Les deux textes constitutionnels représentent un même courant de pensée, mais les droits prévus par eux sont-ils les mêmes ?

En outre, par rapport à leur concrétisation, si ce nouveau constitutionnalisme a été fait « depuis le bas », les élites qui font toujours partie du pouvoir se sont-elles conformées aux nouvelles règles ?

Ou, au contraire, la concrétisation de la plurinationalité fait-elle face à des défis ?

Pour répondre correctement à ces questions, nous allons d’abord démontrer la volonté commune de promotion des droits fondamentaux des nations et peuples autochtones (Chapitre I), revendiqués durant les marches autochtones dans les deux pays, à travers la constitutionnalisation de leurs droits, en analysant les droits expressément prévus par les textes constitutionnels, à partir de la méthode comparative du droit.

Ensuite, nous allons analyser quels sont les défis de la concrétisation de la plurinationalité dans les deux pays (Chapitre II).

Chapitre I:

Une volonté commune de promotion des droits fondamentaux des peuples autochtones

La prise en compte de dispositions, par les constitutions de l’Équateur et de la Bolivie, concernant les droits individuels et collectifs spécifiques aux peuples et nations autochtones, ainsi que sur l’objectif du « vivre bien » de toutes les personnes qui composent les sociétés bolivienne et équatorienne, dénote une volonté commune entre les deux États de promouvoir les droits fondamentaux des peuples originaires d’Abya Yala.

La reconnaissance des conséquences néfastes de la colonisation faite par les États les conduit, premièrement, à accorder des droits spécifiques aux peuples autochtones, qu’ils soient individuels ou collectifs.

Quant aux droits individuels spécifiques, il ne s’agit pas vraiment d’une disposition de droits spécifiquement prévus pour la personne autochtone, mais de différentes formes de promotion des droits individuels universels, qui tiennent compte de la colonialité moderne.

Les droits collectifs, à leur tour, sont des droits qui doivent être exercés par les peuples autochtones en tant que groupe, c’est-à-dire en tant que sujets collectifs de droit, par exemple le droit au territoire.
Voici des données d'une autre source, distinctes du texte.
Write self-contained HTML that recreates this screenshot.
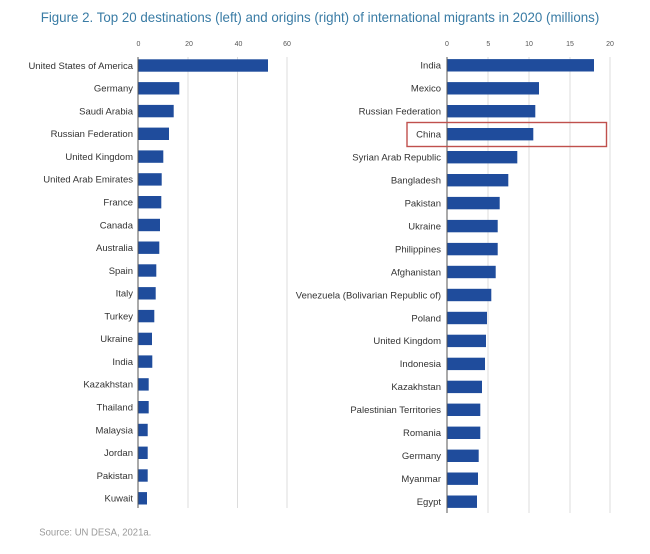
<!DOCTYPE html>
<html><head><meta charset="utf-8"><style>
html,body{margin:0;padding:0;background:#fff;}
svg{display:block;font-family:"Liberation Sans",sans-serif;}
</style></head><body>
<svg width="650" height="554" viewBox="0 0 650 554" xmlns="http://www.w3.org/2000/svg">
<rect width="650" height="554" fill="#fff"/>
<text x="40.7" y="22" font-size="14" fill="#3a7ca5" textLength="558.6" lengthAdjust="spacingAndGlyphs">Figure 2. Top 20 destinations (left) and origins (right) of international migrants in 2020 (millions)</text>

<!-- left grid -->
<g stroke="#dcdcdc" stroke-width="1">
<line x1="188" y1="57" x2="188" y2="508"/>
<line x1="237.5" y1="57" x2="237.5" y2="508"/>
<line x1="287" y1="57" x2="287" y2="508"/>
<line x1="488" y1="57" x2="488" y2="513"/>
<line x1="529" y1="57" x2="529" y2="513"/>
<line x1="570" y1="57" x2="570" y2="513"/>
<line x1="610" y1="57" x2="610" y2="513"/>
</g>
<g font-size="7" fill="#555" text-anchor="middle">
<text x="138.5" y="46">0</text><text x="189" y="46">20</text><text x="238.5" y="46">40</text><text x="287" y="46">60</text>
<text x="447" y="46">0</text><text x="488.3" y="46">5</text><text x="529" y="46">10</text><text x="570" y="46">15</text><text x="610" y="46">20</text>
</g>

<g fill="#1f4c9c">
<rect x="138" y="59.3" width="130" height="12.4"/>
<rect x="138" y="82.1" width="41.3" height="12.4"/>
<rect x="138" y="104.9" width="35.7" height="12.4"/>
<rect x="138" y="127.6" width="31" height="12.4"/>
<rect x="138" y="150.4" width="25.3" height="12.4"/>
<rect x="138" y="173.2" width="23.7" height="12.4"/>
<rect x="138" y="196" width="23.3" height="12.4"/>
<rect x="138" y="218.8" width="22" height="12.4"/>
<rect x="138" y="241.5" width="21.3" height="12.4"/>
<rect x="138" y="264.3" width="18.3" height="12.4"/>
<rect x="138" y="287.1" width="17.7" height="12.4"/>
<rect x="138" y="309.9" width="16.3" height="12.4"/>
<rect x="138" y="332.7" width="14" height="12.4"/>
<rect x="138" y="355.4" width="14.3" height="12.4"/>
<rect x="138" y="378.2" width="10.7" height="12.4"/>
<rect x="138" y="401" width="10.7" height="12.4"/>
<rect x="138" y="423.8" width="9.7" height="12.4"/>
<rect x="138" y="446.6" width="9.7" height="12.4"/>
<rect x="138" y="469.3" width="9.7" height="12.4"/>
<rect x="138" y="492.1" width="9" height="12.4"/>

<rect x="447" y="59.1" width="147" height="12.4"/>
<rect x="447" y="82.1" width="92" height="12.4"/>
<rect x="447" y="105" width="88.3" height="12.4"/>
<rect x="447" y="128" width="86.3" height="12.4"/>
<rect x="447" y="151" width="70.3" height="12.4"/>
<rect x="447" y="174" width="61.3" height="12.4"/>
<rect x="447" y="196.9" width="52.7" height="12.4"/>
<rect x="447" y="219.9" width="50.7" height="12.4"/>
<rect x="447" y="242.9" width="50.7" height="12.4"/>
<rect x="447" y="265.8" width="48.7" height="12.4"/>
<rect x="447" y="288.8" width="44.3" height="12.4"/>
<rect x="447" y="311.8" width="40" height="12.4"/>
<rect x="447" y="334.7" width="39" height="12.4"/>
<rect x="447" y="357.7" width="38" height="12.4"/>
<rect x="447" y="380.7" width="35" height="12.4"/>
<rect x="447" y="403.6" width="33.3" height="12.4"/>
<rect x="447" y="426.6" width="33.3" height="12.4"/>
<rect x="447" y="449.6" width="31.7" height="12.4"/>
<rect x="447" y="472.5" width="31" height="12.4"/>
<rect x="447" y="495.5" width="30" height="12.4"/>
</g>

<g stroke="#555" stroke-width="1">
<line x1="138" y1="57" x2="138" y2="508"/>
<line x1="447" y1="57" x2="447" y2="513"/>
</g>

<g font-size="9.5" fill="#333" text-anchor="end">
<text x="133" y="68.8">United States of America</text>
<text x="133" y="91.6">Germany</text>
<text x="133" y="114.4">Saudi Arabia</text>
<text x="133" y="137.1">Russian Federation</text>
<text x="133" y="159.9">United Kingdom</text>
<text x="133" y="182.7">United Arab Emirates</text>
<text x="133" y="205.5">France</text>
<text x="133" y="228.3">Canada</text>
<text x="133" y="251">Australia</text>
<text x="133" y="273.8">Spain</text>
<text x="133" y="296.6">Italy</text>
<text x="133" y="319.4">Turkey</text>
<text x="133" y="342.2">Ukraine</text>
<text x="133" y="364.9">India</text>
<text x="133" y="387.7">Kazakhstan</text>
<text x="133" y="410.5">Thailand</text>
<text x="133" y="433.3">Malaysia</text>
<text x="133" y="456.1">Jordan</text>
<text x="133" y="478.8">Pakistan</text>
<text x="133" y="501.6">Kuwait</text>

<text x="441" y="68.6">India</text>
<text x="441" y="91.6">Mexico</text>
<text x="441" y="114.5">Russian Federation</text>
<text x="441" y="137.5">China</text>
<text x="441" y="160.5">Syrian Arab Republic</text>
<text x="441" y="183.5">Bangladesh</text>
<text x="441" y="206.4">Pakistan</text>
<text x="441" y="229.4">Ukraine</text>
<text x="441" y="252.4">Philippines</text>
<text x="441" y="275.3">Afghanistan</text>
<text x="441" y="298.3">Venezuela (Bolivarian Republic of)</text>
<text x="441" y="321.3">Poland</text>
<text x="441" y="344.2">United Kingdom</text>
<text x="441" y="367.2">Indonesia</text>
<text x="441" y="390.2">Kazakhstan</text>
<text x="441" y="413.1">Palestinian Territories</text>
<text x="441" y="436.1">Romania</text>
<text x="441" y="459.1">Germany</text>
<text x="441" y="482">Myanmar</text>
<text x="441" y="505">Egypt</text>
</g>

<rect x="407" y="122.5" width="199.5" height="24" fill="none" stroke="#c0504d" stroke-width="1.4"/>

<text x="39.3" y="535.5" font-size="10" fill="#9a9a9a" textLength="112" lengthAdjust="spacingAndGlyphs">Source: UN DESA, 2021a.</text>
</svg>
</body></html>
Il n’y a pas de dichotomie entre les droits individuels et les droits collectifs et les peuples autochtones doivent être considérés à la fois en tant qu’individus et en tant que collectivité.

Deuxièmement, la reconnaissance de la colonialité a poussé les États à adopter la cosmovision autochtone dans leurs constitutions et à définir comme finalité le « buen vivir/vivir bien », ce qui, en somme, adopte une vision écocentrique du monde, où prédomine l’harmonie entre l’homme et la nature et non la domination de la nature par l’homme.

Cette vision autochtone du monde, lorsqu’elle est promue par la loi fondamentale des États, se traduit par la valorisation de la culture autochtone.

En outre, à partir de la prise en compte du « vivre bien », issue de l’interculturalité, non seulement les droits collectifs autochtones sont protégés, comme le droit au territoire et à la participation, mais aussi les droits collectifs de toute la société et même des générations futures à l’environnement sain et équilibré.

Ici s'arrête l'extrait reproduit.